In a statement, Gov. Mark Gordon praised the search process and said he was excited to work with Seidel. He, too, highlighted the new hire’s background in economic development.
“Ed has demonstrated visionary leadership and brings a strong focus on economic development,” Gordon wrote. “His exceptional technical and scientific background will benefit the research efforts of a land grant university.”
Gordon’s comments have outsize weight, even for a governor. In September, he sent a pointed letter to the trustees that called Nichols’ departure a black eye. He urged them to undertake a vigorous and transparent search process.
The state’s highest education official, Superintendent Jillian Balow, said in a statement that Seidel “aims high and will fit well in Wyoming and at the University of Wyoming.”
“I am thrilled to work with incoming UW President Ed Seidel,” she wrote. “He brings a passion for STEM, the Arts, athletics and learning for all ages. I am particularly enthusiastic about his knowledge and passion for K-12 Computer Science education and Wyoming’s Boot Up initiative. He will add value to the commitment that all Wyoming graduates are well prepared for tomorrow’s world.”
Seidel will take over a university that’s had strong, even record-breaking, enrollment in recent years. Its finances have stabilized, after the most recent energy bust prompted the Legislature to cut $42 million from UW. State legislators are currently debating funding millions of dollars in capital construction. Seidel told the Star-Tribune he wanted to increase enrollment even more, strengthening the pipelines between the university and the community colleges.
But he will also take an office that’s seen significant turnover at the top in recent years. Indeed, he will become the fifth permanent president in just over six years. His predecessor, Nichols, left in a smokescreen; the board declined to provide any details about why her contract was going to expire and Nichols herself said she had no idea.

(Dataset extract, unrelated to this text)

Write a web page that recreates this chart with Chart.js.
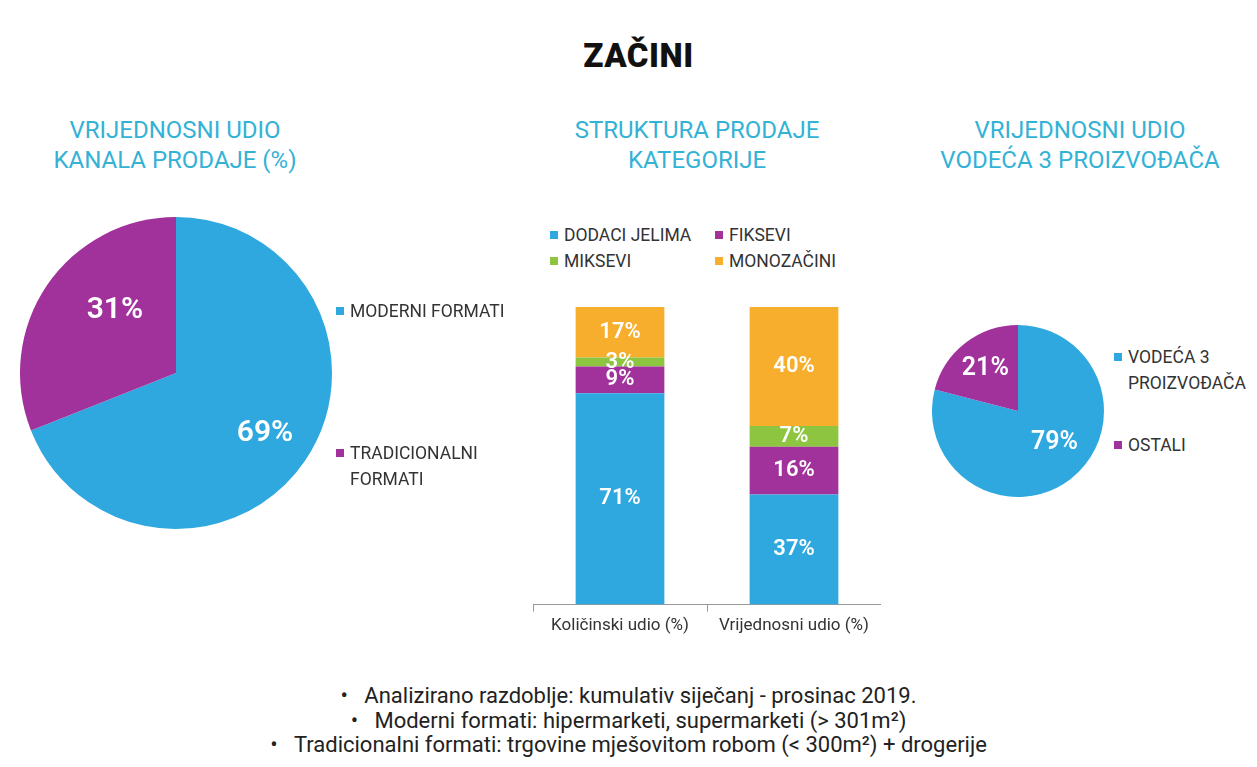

After a lawsuit over records withheld by the university, the Star-Tribune and WyoFile reported that Nichols had quietly been investigated after she was accused of verbal abuse. She has denied that accusation, but the board apparently uncovered a pattern of behavior and decided to drop her before her contract was renewed.
Seidel said he wasn’t dissuaded “in the least” by the Nichols saga.
“It had me ask some questions, but I feel quite comfortable and confident that we’ll be able to do well going forward, and I’ve had reassurances that that’s the case and I anticipate that I’ll be doing a job supported by the board,” he said.
Before Nichols, there was the brief — and widely accepted as interim — tenure of Dick McGinity, who led for a short time after the Bob Sternberg hire imploded within five months.
True, UW’s board chair, told the Star-Tribune that Seidel’s “target” was UW and that the Laramie campus wasn’t a stepping stone to something bigger.
“It is certainly accurate to say that the trustees hope it turns into a very long and productive, positive relationship with Dr. Seidel and the university,” True said.
Seidel said he viewed Laramie as a destination and that he was in it for the long haul. He praised the city and Wyoming as a whole, saying it was an ideal place to live.